Das hierauf aufbauende Charaktersystem hat dagegen für ein gespaltenes Feedback gesorgt: Aufgrund von einigen Vereinfachung fällt dieses jetzt zwar übersichtlicher und einsteigerfreundlicher aus; zugleich gehören aber auch lange Überlegungen und harte Entscheidungen bezüglich des Ausbaus der Fähigkeiten der Vergangenheit an, zumal auch ein „Verskillen“ nicht mehr möglich ist.

Stattdessen läuft die Entwicklung in vielerlei Hinsicht ziemlich linear ab, auch wenn die Vielfalt darunter nicht unbedingt leidet. So entwickeln sich die Charakter-Attribute wie die Stärke und Intelligenz beim Aufleveln auf die neue Maximalstufe 60 (vormals: 99) fast ohne weiteres Zutun, sodass man vor allem auf die Ausrüstung und bestimmte Runen zurückgreifen muss, wenn man den Protagonisten in einer bestimmten Hinsicht verbessern möchte.
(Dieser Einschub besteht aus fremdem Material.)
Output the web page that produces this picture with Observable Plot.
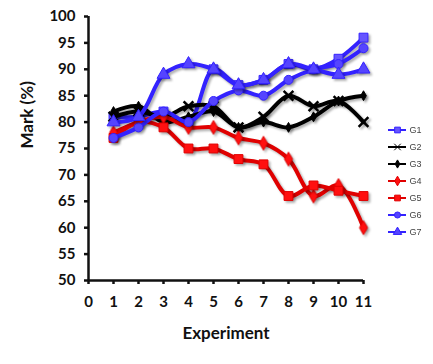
<!DOCTYPE html>
<html>
<head>
<meta charset="utf-8">
<script src="https://cdn.jsdelivr.net/npm/d3@7"></script>
<script src="https://cdn.jsdelivr.net/npm/@observablehq/plot@0.6"></script>
<style>
  html, body { margin: 0; padding: 0; background: #fff; }
  #wrap { position: relative; width: 433px; height: 364px; }
  #legend { position: absolute; left: 383px; top: 118px; }
  #chart g[aria-label="line"], #chart g[aria-label="dot"] {
    filter: drop-shadow(2px 2px 1px rgba(0,0,0,0.3));
  }
</style>
</head>
<body>
<div id="wrap"><div id="chart"></div><div id="legend"></div></div>
<script>
const experiments = [1, 2, 3, 4, 5, 6, 7, 8, 9, 10, 11];
const seriesNames = ["G1", "G2", "G3", "G4", "G5", "G6", "G7"];
const g1 = [81, 81, 82, 80, 90, 87, 88, 91, 90, 92, 96];
const g2 = [81, 82, 81, 83, 83, 79, 81, 85, 83, 84, 80];
const g3 = [82, 83, 80, 81, 82, 79, 80, 79, 81, 84, 85];
const g4 = [78, 80, 81, 79, 79, 77, 76, 73, 66, 68, 60];
const g5 = [77, 80, 79, 75, 75, 73, 72, 66, 68, 67, 66];
const g6 = [77, 79, 82, 80, 84, 86, 85, 88, 90, 91, 94];
const g7 = [80, 81, 89, 91, 90, 87, 88, 91, 90, 89, 90];
const seriesValues = [g1, g2, g3, g4, g5, g6, g7];
const seriesColors = ["#3322ff", "#000000", "#000000", "#e00000", "#e00000", "#3322ff", "#3322ff"];
const markerFills = ["#6655ff", "#000000", "#000000", "#ff1010", "#ff1010", "#5544ff", "#5544ff"];
const seriesSymbols = ["square", "times", "diamond", "diamond", "square", "circle", "triangle"];
const markerSizes = [5, 4.5, 3, 4.2, 5, 4.5, 4.8];
const xTicks = [0, 1, 2, 3, 4, 5, 6, 7, 8, 9, 10, 11];
const yTicks = [50, 55, 60, 65, 70, 75, 80, 85, 90, 95, 100];

const rows = [];
seriesNames.forEach((s, i) => {
  experiments.forEach((e, j) => rows.push({series: s, idx: i, experiment: e, mark: seriesValues[i][j]}));
});

const font = "Lato, 'Open Sans', sans-serif";
const seriesMarks = [];
seriesNames.forEach((s, i) => {
  const data = rows.filter(d => d.series === s);
  seriesMarks.push(Plot.line(data, {x: "experiment", y: "mark", stroke: seriesColors[i], strokeWidth: 4, curve: "catmull-rom"}));
  seriesMarks.push(Plot.dot(data, {x: "experiment", y: "mark", symbol: () => seriesSymbols[i], r: markerSizes[i],
    fill: markerFills[i], stroke: seriesColors[i], strokeWidth: seriesSymbols[i] === "times" ? 2.5 : 1}));
});

const chart = Plot.plot({
  width: 433, height: 364,
  marginLeft: 88, marginRight: 70, marginTop: 16, marginBottom: 84,
  style: {fontFamily: font, background: "#fff", overflow: "visible"},
  x: {domain: [0, 11]},
  y: {domain: [50, 100]},
  symbol: {type: "identity"},
  marks: [
    Plot.axisY({ticks: yTicks, tickSize: 4, tickPadding: 9, fontSize: 15, fontWeight: "bold", stroke: "#111", strokeWidth: 2.5, label: null, fill: "#111"}),
    Plot.axisX({ticks: xTicks, tickSize: 4, tickPadding: 12, fontSize: 15, fontWeight: "bold", stroke: "#111", strokeWidth: 2.5, label: null, fill: "#111"}),
    Plot.ruleX([0], {stroke: "#111", strokeWidth: 2.5}),
    Plot.ruleY([50], {stroke: "#111", strokeWidth: 2.5}),
    Plot.text(["Experiment"], {frameAnchor: "bottom", dy: 58, fontSize: 17, fontWeight: "bold", fill: "#111"}),
    Plot.text(["Mark (%)"], {frameAnchor: "left", dx: -61, rotate: -90, fontSize: 17, fontWeight: "bold", fill: "#111"}),
    ...seriesMarks
  ]
});
document.getElementById("chart").appendChild(chart);

const legendRows = seriesNames.map((s, i) => ({series: s, idx: i}));
const legend = Plot.plot({
  width: 50, height: 126,
  marginLeft: 5, marginRight: 27, marginTop: 0, marginBottom: 0,
  style: {fontFamily: "'Liberation Sans', Arial, sans-serif", overflow: "visible", background: "transparent"},
  x: {domain: [0, 1], axis: null},
  y: {type: "band", domain: seriesNames, axis: null},
  symbol: {type: "identity"},
  marks: [
    Plot.ruleY(legendRows, {y: "series", x1: 0, x2: 1, stroke: d => seriesColors[d.idx], strokeWidth: 2}),
    Plot.dot(legendRows, {y: "series", x: 0.5, symbol: d => seriesSymbols[d.idx], r: d => markerSizes[d.idx] * 0.7,
      fill: d => markerFills[d.idx], stroke: d => seriesColors[d.idx], strokeWidth: 1}),
    Plot.text(legendRows, {y: "series", x: 1, text: "series", textAnchor: "start", dx: 3, fontSize: 9, fill: "#444"})
  ]
});
document.getElementById("legend").appendChild(legend);
</script>
</body>
</html>
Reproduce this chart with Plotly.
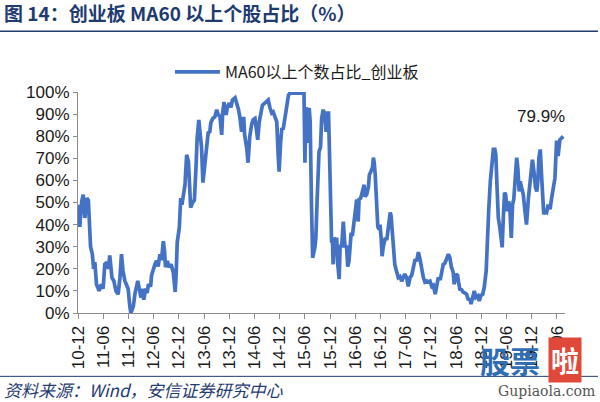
import plotly.graph_objects as go

dates = [
"2010-12-03","2010-12-14","2010-12-28","2011-01-08","2011-01-20","2011-02-03","2011-02-14","2011-02-20","2011-03-02","2011-03-15",
"2011-03-24","2011-04-02","2011-04-14","2011-05-03","2011-05-19","2011-06-01","2011-06-13","2011-06-28","2011-07-10","2011-07-19",
"2011-07-28","2011-08-04","2011-08-18","2011-09-02","2011-09-18","2011-10-01","2011-10-12","2011-10-23","2011-11-06","2011-11-18",
"2011-11-29","2011-12-12","2011-12-19","2012-01-06","2012-01-17","2012-02-07","2012-02-18","2012-03-01","2012-03-12","2012-03-21",
"2012-04-06","2012-04-15","2012-04-24","2012-05-10","2012-05-17","2012-05-28","2012-06-10","2012-06-22","2012-07-04","2012-07-16",
"2012-07-28","2012-08-10","2012-08-19","2012-08-26","2012-09-08","2012-09-20","2012-10-05","2012-10-21","2012-11-04","2012-11-10",
"2012-11-19","2012-12-04","2012-12-14","2012-12-23","2013-01-03","2013-01-14","2013-01-26","2013-02-08","2013-02-15","2013-02-24",
"2013-03-10","2013-03-23","2013-04-04","2013-04-12","2013-04-24","2013-05-07","2013-05-14","2013-05-24","2013-06-08","2013-06-19",
"2013-07-01","2013-07-13","2013-07-20","2013-08-03","2013-08-18","2013-09-01","2013-09-12","2013-09-24","2013-10-07","2013-10-14",
"2013-10-24","2013-11-08","2013-11-16","2013-12-01","2013-12-13","2013-12-24","2014-01-12","2014-01-23","2014-02-06","2014-02-17",
"2014-02-28","2014-03-07","2014-03-16","2014-03-22","2014-04-06","2014-04-16","2014-04-28","2014-05-11","2014-05-22","2014-06-05",
"2014-06-16","2014-06-25","2014-07-06","2014-07-17","2014-07-29","2014-08-15","2014-08-27","2014-09-09","2014-09-21","2014-10-04",
"2014-10-15","2014-10-26","2014-11-10","2014-11-20","2014-11-27","2014-12-08","2014-12-17","2014-12-26","2015-01-09","2015-01-20",
"2015-02-03","2015-02-14","2015-03-08","2015-04-03","2015-04-25","2015-05-26","2015-06-02","2015-06-09","2015-06-18","2015-06-24",
"2015-07-03","2015-07-10","2015-07-19","2015-07-28","2015-08-13","2015-08-20","2015-08-29","2015-09-12","2015-09-23","2015-10-01",
"2015-10-12","2015-10-24","2015-11-02","2015-11-11","2015-11-20","2015-11-24","2015-12-06","2015-12-12","2015-12-19","2015-12-23",
"2016-01-01","2016-01-13","2016-01-18","2016-01-24","2016-02-05","2016-02-12","2016-02-23","2016-03-06","2016-03-12","2016-03-19",
"2016-03-29","2016-04-07","2016-04-16","2016-04-23","2016-05-01","2016-05-12","2016-05-21","2016-06-01","2016-06-11","2016-06-18",
"2016-06-22","2016-06-28","2016-07-10","2016-07-17","2016-07-23","2016-08-04","2016-08-10","2016-08-22","2016-09-04","2016-09-11",
"2016-09-22","2016-10-03","2016-10-10","2016-10-16","2016-10-23","2016-11-04","2016-11-11","2016-11-20","2016-11-27","2016-12-05",
"2016-12-12","2016-12-20","2017-01-04","2017-01-15","2017-01-26","2017-02-09","2017-02-15","2017-02-22","2017-03-03","2017-03-14",
"2017-03-26","2017-04-08","2017-04-20","2017-05-03","2017-05-14","2017-05-25","2017-06-08","2017-06-19","2017-07-02","2017-07-14",
"2017-07-24","2017-08-08","2017-08-19","2017-09-01","2017-09-13","2017-09-24","2017-10-07","2017-10-18","2017-11-01","2017-11-12",
"2017-11-24","2017-12-07","2017-12-18","2018-01-01","2018-01-12","2018-01-23","2018-02-06","2018-02-18","2018-02-28","2018-03-12",
"2018-03-23","2018-04-06","2018-04-17","2018-04-28","2018-05-11","2018-05-18","2018-06-01","2018-06-12","2018-06-19","2018-06-28",
"2018-07-11","2018-07-22","2018-08-05","2018-08-16","2018-08-27","2018-09-10","2018-09-17","2018-09-28","2018-10-11","2018-10-22",
"2018-11-06","2018-11-16","2018-11-28","2018-12-11","2018-12-22","2019-01-05","2019-01-14","2019-01-23","2019-02-04","2019-02-15",
"2019-02-22","2019-02-26","2019-03-09","2019-03-16","2019-03-24","2019-04-03","2019-04-14","2019-04-21","2019-05-01","2019-05-08",
"2019-05-18","2019-05-26","2019-06-07","2019-06-16","2019-06-25","2019-07-06","2019-07-15","2019-07-24","2019-08-04","2019-08-14",
"2019-08-22","2019-09-01","2019-09-08","2019-09-19","2019-10-01","2019-10-13","2019-10-24","2019-11-07","2019-11-18","2019-11-25",
"2019-12-06","2019-12-17","2019-12-28","2020-01-07","2020-01-14","2020-01-22","2020-02-01","2020-02-10","2020-02-19","2020-02-26",
"2020-03-06","2020-03-18","2020-03-29","2020-04-12","2020-04-23","2020-05-06","2020-05-17","2020-05-29","2020-06-09","2020-06-22",
"2020-07-06","2020-07-16",
]

values_pct = [
49,39,50.6,53.6,43,52,51,43,30,26.6,
20,23,13,10,13,11,22,23,20,26,
20,16,14.5,10,8.5,16,26.6,19,14.5,12,
11,2.7,0,3,8.5,14.5,11,7,11,6,
11,9,13,12,17,20,22,23.6,21,26.6,
24,32.5,28,20.7,23.6,20.7,22,18.5,9.5,16,
32,38.7,52,49,53.6,58,71.6,68.5,59.5,47.7,
50,51,66,79,87.4,76,75,59,67,76,
81.5,82,86,88,88.7,92,89.6,89,80.6,90.5,
95.5,89.6,92.8,95,93,96.4,97.4,95,92,88,
82,88,88,80.6,74.8,68,79.7,85,87.4,88,
82,78.4,86.5,91,94,95,95.5,96.4,93,90.5,
91,88.7,86.5,71.6,64,77.5,83.8,83,90.5,93,
98.6,99.5,99.5,99.5,99.5,99.5,68,92.8,92,77,
92.8,86.5,50.5,25,29.7,34,50.5,73,75,88,
92,89.6,82,90.5,90.5,80.6,62.6,32.4,32,22,
34,33,34,23.4,15.3,31,29.7,41.4,35.6,29.7,
30.5,21,23.4,28,35.6,35.6,41.4,47.7,51.4,44.6,
41.4,51.4,52,53.6,55,58,52.7,53.6,57,62.6,
64,65.8,70.3,68,62.6,47.7,39,37.8,40,34,
25.7,29.7,34,33,40,45.5,44,37,31,22,
19,16,16.5,14.4,16,17.6,16,12,16,17,
19.8,24.3,23.5,27.5,24.3,19.8,16,14,14.5,14,
14.4,12,12.5,8.5,11.7,16,15,19.8,22,22.5,
24.3,26.6,25,20.7,18.5,13,17.6,17,14,10.8,
10.5,9.5,9,8.5,6.3,6,4,7,10,7,
7.7,5.4,8,8.5,11.7,19,35.6,46,59.5,67,
71.6,74,74,71.6,58,43,38.7,34,29.7,41.4,
54.5,53.6,46,50.5,48,34,49,51.5,61,70.3,
65.8,55,59.5,57,53.6,46,40,52,59.5,61,
69.4,64,56.8,55,59.5,70.3,74,62.6,53.6,44.6,
46,45.5,49,47,52,58,61,78,71,78.4,
79.3,79.9,
]

tick_dates = ["2010-12-01","2011-06-01","2011-12-01","2012-06-01","2012-12-01","2013-06-01","2013-12-01",
              "2014-06-01","2014-12-01","2015-06-01","2015-12-01","2016-06-01","2016-12-01","2017-06-01",
              "2017-12-01","2018-06-01","2018-12-01","2019-06-01","2019-12-01","2020-06-01"]
tick_labels = ["10-12","11-06","11-12","12-06","12-12","13-06","13-12","14-06","14-12","15-06",
               "15-12","16-06","16-12","17-06","17-12","18-06","18-12","19-06","19-12","20-06"]

series_name = "MA60以上个数占比_创业板"
last_label = "79.9%"
title_text = "图 14：创业板 MA60 以上个股占比（%）"
source_text = "<i>资料来源：Wind，安信证券研究中心</i>"

values = [v / 100 for v in values_pct]

LINE = "#4472C4"
NAVY = "#1F3B70"
FONT = "Liberation Sans, Arial, Noto Sans CJK SC, sans-serif"
CJK = "Noto Sans CJK SC, Liberation Sans, sans-serif"

fig = go.Figure()
fig.add_trace(go.Scatter(
    x=dates, y=values, mode="lines", name=series_name,
    line=dict(color=LINE, width=3.7),
))

W, H = 600, 402
L, R, T, B = 78, 35, 92, 88.5
pw, ph = W - L - R, H - T - B

def px2paper_x(px):
    return (px - L) / pw

def px2paper_y(py):
    return (H - B - py) / ph

fig.update_layout(
    width=W, height=H,
    margin=dict(l=L, r=R, t=T, b=B, pad=0),
    paper_bgcolor="white", plot_bgcolor="white",
    font=dict(family=FONT, size=17, color="#1a1a1a"),
    showlegend=True,
    legend=dict(
        orientation="h", x=px2paper_x(170), y=px2paper_y(72),
        xanchor="left", yanchor="middle",
        font=dict(family=CJK, size=16, color="#1a1a1a"),
        itemwidth=45, bgcolor="rgba(0,0,0,0)",
    ),
    title=dict(
        text=title_text, x=4 / W, xanchor="left", y=1 - 14 / H, yanchor="middle",
        font=dict(family=CJK, size=19, color=NAVY, weight="bold"),
    ),
    xaxis=dict(
        type="date", range=["2010-12-01", "2020-07-29"],
        tickvals=tick_dates, ticktext=tick_labels, tickangle=-90,
        ticks="outside", ticklen=5, tickcolor="#8c8c8c",
        showline=True, linecolor="#8c8c8c", linewidth=1,
        showgrid=False, zeroline=False,
        tickfont=dict(family=FONT, size=17, color="#1a1a1a"),
    ),
    yaxis=dict(
        range=[0, 1], dtick=0.1, tickformat=".0%",
        ticks="outside", ticklen=4, tickcolor="#8c8c8c",
        showline=True, linecolor="#8c8c8c", linewidth=1,
        showgrid=False, zeroline=False,
        tickfont=dict(family=FONT, size=17, color="#1a1a1a"),
    ),
)

shapes = [
    dict(type="line", xref="paper", yref="paper",
         x0=px2paper_x(0), x1=px2paper_x(598), y0=px2paper_y(31), y1=px2paper_y(31),
         line=dict(color=NAVY, width=1.5)),
    dict(type="line", xref="paper", yref="paper",
         x0=px2paper_x(0), x1=px2paper_x(598), y0=px2paper_y(377), y1=px2paper_y(377),
         line=dict(color=NAVY, width=1)),
]
fig.update_layout(shapes=shapes)

fig.add_annotation(x=dates[-1], y=px2paper_y(117), yref="paper", xref="x",
                   text=last_label, showarrow=False, xanchor="right", yanchor="middle",
                   xshift=4, font=dict(family=FONT, size=17, color="#1a1a1a"))

fig.add_annotation(x=px2paper_x(2), y=px2paper_y(390), xref="paper", yref="paper",
                   text=source_text, showarrow=False, xanchor="left", yanchor="middle",
                   font=dict(family=CJK, size=17, color=NAVY))

# watermark
fig.add_annotation(x=px2paper_x(478), y=px2paper_y(361), xref="paper", yref="paper",
                   text="<b>股票</b>", showarrow=False, xanchor="left", yanchor="middle",
                   font=dict(family=CJK, size=30, color="#2F6DB5"))
fig.add_annotation(x=px2paper_x(548), y=px2paper_y(361), xref="paper", yref="paper",
                   text="<b>啦</b>", showarrow=False, xanchor="left", yanchor="middle",
                   bgcolor="#E0483A", borderpad=2,
                   font=dict(family=CJK, size=28, color="white"))
fig.add_annotation(x=px2paper_x(597), y=px2paper_y(392), xref="paper", yref="paper",
                   text="Gupiaola.com", showarrow=False, xanchor="right", yanchor="middle",
                   font=dict(family="DejaVu Serif, serif", size=14, color="#555555"))

fig.write_html("out.html", config={"displayModeBar": False},
               post_script="document.body.style.margin='0';document.body.style.overflow='hidden';")
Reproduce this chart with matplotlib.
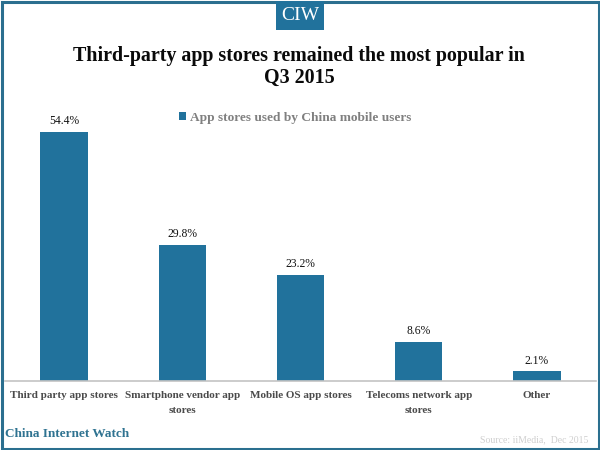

Die Runen dienen zur Veränderung der aktiven Fähigkeiten, von denen neben drei passiven maximal sechs verwendet werden können.

Unterschiedliche Ausrichtung desselben Charakters
Unterschiedliche Ausrichtung desselben Charakters

In diesem Kontext ist auch erwähnenswert, dass die aus dem Vorgänger bekannten Beschränkungen anhand einzelner Attribut-Werte entfallen: Sofern ein Gegenstand nicht klassenbeschränkt ist, lassen sich alle Waffen und Rüstungen unabhängig von der Ausprägung von Stärke- oder Intelligenzwerten etc. ausrüsten.

Man kann bezüglich dieser Konzeption durchaus geteilter Meinung sein, wobei Befürworter des neuen Skill-Systems gerne vorbringen, dass zu einem actionlastigen Rollenspiel auch eine nicht allzu komplexe Charakterentwicklung gehört. Zudem betonte auch Blizzard immer wieder, dass das neue System einfacher, aber nicht variationsärmer sei. Wir würden dem aber entgegen halten, dass dem Spielerlebnis durch diesen Schritt dennoch einiges an Tiefe abhanden kommt, da man sich um diesen vormals so zentralen, mit einigen Abwägungen verbundenen Teil deutlich weniger kümmern muss. Mehr Komfort und eine neue Mischung – so unser Eindruck – ist in diesem Falle nicht gleichbedeutend mit einer Verbesserung, zumal der Wiederspielwert einer Klasse durch die weitgehende Standardisierung der Fähigkeiten nennenswert geschmälert wird.